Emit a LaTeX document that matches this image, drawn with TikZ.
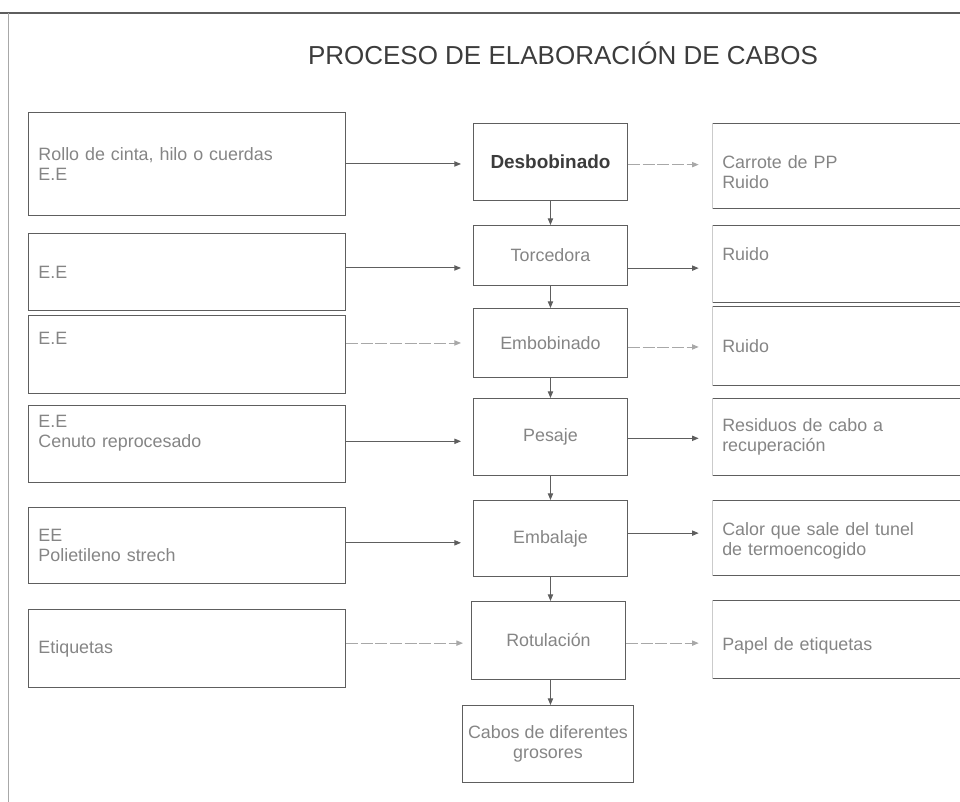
\documentclass[tikz,border=0pt]{standalone}
\usepackage{fontspec}
\setmainfont{Liberation Sans}
\usetikzlibrary{arrows.meta}
\definecolor{ln}{HTML}{5E5E5E}
\definecolor{lnf}{HTML}{A8A8A8}
\definecolor{tx}{HTML}{858585}
\definecolor{dk}{HTML}{3C3C3C}
\newcommand{\dnshift}[1]{\rule{0pt}{#1}}
\begin{document}
\begin{tikzpicture}[x=0.75pt,y=-0.75pt,
  basebox/.style={rectangle,anchor=north west,inner ysep=0pt,font=\fontsize{13.4}{15}\selectfont,text=tx},
  lbox/.style={basebox,draw=ln,line width=0.7pt,text width=222.75pt,inner xsep=7.5pt,align=left},
  cbox/.style={basebox,draw=ln,line width=0.7pt,minimum width=115.5pt,inner xsep=1pt,align=center},
  rbox/.style={basebox,draw=none,text width=182.25pt,inner xsep=7.5pt,align=left},
  arr/.style={draw=ln,line width=0.7pt,-{Triangle[length=5pt,width=4pt]}},
  farr/.style={arr,draw=lnf,dash pattern=on 9pt off 2pt},
  redge/.style={draw=ln,line width=0.7pt},
  fedge/.style={draw=lnf!60,line width=0.5pt}]
\useasboundingbox (0,0) rectangle (960,802);
\clip (0,0) rectangle (960,802);
% page frame
\draw[ln,line width=0.9pt] (0,13) -- (960,13);
\draw[lnf,line width=0.6pt] (8,13) -- (8,802);
% title
\node[font=\fontsize{19.5}{22}\selectfont,text=dk] (title) at (563,53) {PROCESO DE ELABORACIÓN DE CABOS};
% left boxes
\node[lbox,minimum height=77.25pt] (L1) at (28,112) {Rollo de cinta, hilo o cuerdas\\E.E};
\node[lbox,minimum height=57.75pt] (L2) at (28,233) {E.E};
\node[lbox,minimum height=58.5pt] (L3) at (28,315) {E.E\\[4pt]\strut};
\node[lbox,minimum height=57.75pt] (L4) at (28,405) {E.E\\Cenuto reprocesado\\\strut};
\node[lbox,minimum height=57pt] (L5) at (28,507) {EE\\Polietileno strech};
\node[lbox,minimum height=58.5pt] (L6) at (28,609) {Etiquetas};
% center boxes
\node[cbox,minimum height=57.75pt,font=\fontsize{14.2}{16}\selectfont\bfseries,text=dk] (C1) at (473,123) {Desbobinado};
\node[cbox,minimum height=45pt] (C2) at (473,225) {Torcedora};
\node[cbox,minimum height=51.75pt] (C3) at (473,308) {Embobinado};
\node[cbox,minimum height=57.75pt] (C4) at (473,398) {Pesaje};
\node[cbox,minimum height=57pt] (C5) at (473,500) {Embalaje};
\node[cbox,minimum height=58.5pt] (C6) at (471,601) {Rotulación};
\node[cbox,minimum width=128.25pt,minimum height=57.75pt] (C7) at (462,705) {Cabos de diferentes\\grosores};
% right boxes
\node[rbox,minimum height=63.75pt] (R1) at (712,123) {\dnshift{19.5pt}Carrote de PP\\Ruido};
\node[rbox,minimum height=57.75pt] (R2) at (712,225) {Ruido\\[-5pt]\strut};
\node[rbox,minimum height=59.25pt] (R3) at (712,306) {Ruido};
\node[rbox,minimum height=57.75pt] (R4) at (712,398) {Residuos de cabo a\\recuperación};
\node[rbox,minimum height=56.25pt] (R5) at (712,500) {\dnshift{15pt}Calor que sale del tunel\\de termoencogido};
\node[rbox,minimum height=58.5pt] (R6) at (712,600) {\dnshift{19pt}Papel de etiquetas};
\foreach \r in {R1,R2,R3,R4,R5,R6}{
  \draw[redge] (\r.north west) -- (\r.north east);
  \draw[redge] (\r.south west) -- (\r.south east);
  \draw[fedge] (\r.north west) -- (\r.south west);
}
% inputs
\draw[arr,shorten >=9pt] (L1.east) -- (L1.east -| C1.west);
\draw[arr,shorten >=9pt] ([yshift=3pt]L2.east) -- ([yshift=3pt]L2.east -| C2.west);
\draw[farr,shorten >=9pt] (C3.west -| L3.east) -- (C3.west);
\draw[arr,shorten >=9pt] ([yshift=2pt]L4.east) -- ([yshift=2pt]L4.east -| C4.west);
\draw[arr,shorten >=9pt] ([yshift=2pt]L5.east) -- ([yshift=2pt]L5.east -| C5.west);
\draw[farr,shorten >=6pt] ([yshift=-2pt]C6.west -| L6.east) -- ([yshift=-2pt]C6.west);
% outputs
\draw[farr,shorten >=10pt] ([yshift=-2pt]C1.east) -- ([yshift=-2pt]C1.east -| R1.west);
\draw[arr,shorten >=10pt] ([yshift=-9.5pt]C2.east) -- ([yshift=-9.5pt]C2.east -| R2.west);
\draw[farr,shorten >=10pt] ([yshift=-3pt]C3.east) -- ([yshift=-3pt]C3.east -| R3.west);
\draw[arr,shorten >=10pt] ([yshift=-1pt]C4.east) -- ([yshift=-1pt]C4.east -| R4.west);
\draw[arr,shorten >=10pt] ([yshift=4pt]C5.east) -- ([yshift=4pt]C5.east -| R5.west);
\draw[farr,shorten >=10pt] ([yshift=-2pt]C6.east) -- ([yshift=-2pt]C6.east -| R6.west);
% flow
\draw[arr] (C1.south) -- (C2.north);
\draw[arr] (C2.south) -- (C3.north);
\draw[arr] (C3.south) -- (C4.north);
\draw[arr] (C4.south) -- (C5.north);
\draw[arr] (C5.south) -- (C5.south |- C6.north);
\draw[arr] (C5.south |- C6.south) -- (C5.south |- C7.north);
\end{tikzpicture}
\end{document}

The request
Return each line from the material above exactly, but not the pictures.

Full response
Emit a LaTeX document that matches this image, drawn with TikZ.
\documentclass[tikz,border=0pt]{standalone}
\usepackage{fontspec}
\setmainfont{Liberation Sans}
\usetikzlibrary{arrows.meta}
\definecolor{ln}{HTML}{5E5E5E}
\definecolor{lnf}{HTML}{A8A8A8}
\definecolor{tx}{HTML}{858585}
\definecolor{dk}{HTML}{3C3C3C}
\newcommand{\dnshift}[1]{\rule{0pt}{#1}}
\begin{document}
\begin{tikzpicture}[x=0.75pt,y=-0.75pt,
  basebox/.style={rectangle,anchor=north west,inner ysep=0pt,font=\fontsize{13.4}{15}\selectfont,text=tx},
  lbox/.style={basebox,draw=ln,line width=0.7pt,text width=222.75pt,inner xsep=7.5pt,align=left},
  cbox/.style={basebox,draw=ln,line width=0.7pt,minimum width=115.5pt,inner xsep=1pt,align=center},
  rbox/.style={basebox,draw=none,text width=182.25pt,inner xsep=7.5pt,align=left},
  arr/.style={draw=ln,line width=0.7pt,-{Triangle[length=5pt,width=4pt]}},
  farr/.style={arr,draw=lnf,dash pattern=on 9pt off 2pt},
  redge/.style={draw=ln,line width=0.7pt},
  fedge/.style={draw=lnf!60,line width=0.5pt}]
\useasboundingbox (0,0) rectangle (960,802);
\clip (0,0) rectangle (960,802);
% page frame
\draw[ln,line width=0.9pt] (0,13) -- (960,13);
\draw[lnf,line width=0.6pt] (8,13) -- (8,802);
% title
\node[font=\fontsize{19.5}{22}\selectfont,text=dk] (title) at (563,53) {PROCESO DE ELABORACIÓN DE CABOS};
% left boxes
\node[lbox,minimum height=77.25pt] (L1) at (28,112) {Rollo de cinta, hilo o cuerdas\\E.E};
\node[lbox,minimum height=57.75pt] (L2) at (28,233) {E.E};
\node[lbox,minimum height=58.5pt] (L3) at (28,315) {E.E\\[4pt]\strut};
\node[lbox,minimum height=57.75pt] (L4) at (28,405) {E.E\\Cenuto reprocesado\\\strut};
\node[lbox,minimum height=57pt] (L5) at (28,507) {EE\\Polietileno strech};
\node[lbox,minimum height=58.5pt] (L6) at (28,609) {Etiquetas};
% center boxes
\node[cbox,minimum height=57.75pt,font=\fontsize{14.2}{16}\selectfont\bfseries,text=dk] (C1) at (473,123) {Desbobinado};
\node[cbox,minimum height=45pt] (C2) at (473,225) {Torcedora};
\node[cbox,minimum height=51.75pt] (C3) at (473,308) {Embobinado};
\node[cbox,minimum height=57.75pt] (C4) at (473,398) {Pesaje};
\node[cbox,minimum height=57pt] (C5) at (473,500) {Embalaje};
\node[cbox,minimum height=58.5pt] (C6) at (471,601) {Rotulación};
\node[cbox,minimum width=128.25pt,minimum height=57.75pt] (C7) at (462,705) {Cabos de diferentes\\grosores};
% right boxes
\node[rbox,minimum height=63.75pt] (R1) at (712,123) {\dnshift{19.5pt}Carrote de PP\\Ruido};
\node[rbox,minimum height=57.75pt] (R2) at (712,225) {Ruido\\[-5pt]\strut};
\node[rbox,minimum height=59.25pt] (R3) at (712,306) {Ruido};
\node[rbox,minimum height=57.75pt] (R4) at (712,398) {Residuos de cabo a\\recuperación};
\node[rbox,minimum height=56.25pt] (R5) at (712,500) {\dnshift{15pt}Calor que sale del tunel\\de termoencogido};
\node[rbox,minimum height=58.5pt] (R6) at (712,600) {\dnshift{19pt}Papel de etiquetas};
\foreach \r in {R1,R2,R3,R4,R5,R6}{
  \draw[redge] (\r.north west) -- (\r.north east);
  \draw[redge] (\r.south west) -- (\r.south east);
  \draw[fedge] (\r.north west) -- (\r.south west);
}
% inputs
\draw[arr,shorten >=9pt] (L1.east) -- (L1.east -| C1.west);
\draw[arr,shorten >=9pt] ([yshift=3pt]L2.east) -- ([yshift=3pt]L2.east -| C2.west);
\draw[farr,shorten >=9pt] (C3.west -| L3.east) -- (C3.west);
\draw[arr,shorten >=9pt] ([yshift=2pt]L4.east) -- ([yshift=2pt]L4.east -| C4.west);
\draw[arr,shorten >=9pt] ([yshift=2pt]L5.east) -- ([yshift=2pt]L5.east -| C5.west);
\draw[farr,shorten >=6pt] ([yshift=-2pt]C6.west -| L6.east) -- ([yshift=-2pt]C6.west);
% outputs
\draw[farr,shorten >=10pt] ([yshift=-2pt]C1.east) -- ([yshift=-2pt]C1.east -| R1.west);
\draw[arr,shorten >=10pt] ([yshift=-9.5pt]C2.east) -- ([yshift=-9.5pt]C2.east -| R2.west);
\draw[farr,shorten >=10pt] ([yshift=-3pt]C3.east) -- ([yshift=-3pt]C3.east -| R3.west);
\draw[arr,shorten >=10pt] ([yshift=-1pt]C4.east) -- ([yshift=-1pt]C4.east -| R4.west);
\draw[arr,shorten >=10pt] ([yshift=4pt]C5.east) -- ([yshift=4pt]C5.east -| R5.west);
\draw[farr,shorten >=10pt] ([yshift=-2pt]C6.east) -- ([yshift=-2pt]C6.east -| R6.west);
% flow
\draw[arr] (C1.south) -- (C2.north);
\draw[arr] (C2.south) -- (C3.north);
\draw[arr] (C3.south) -- (C4.north);
\draw[arr] (C4.south) -- (C5.north);
\draw[arr] (C5.south) -- (C5.south |- C6.north);
\draw[arr] (C5.south |- C6.south) -- (C5.south |- C7.north);
\end{tikzpicture}
\end{document}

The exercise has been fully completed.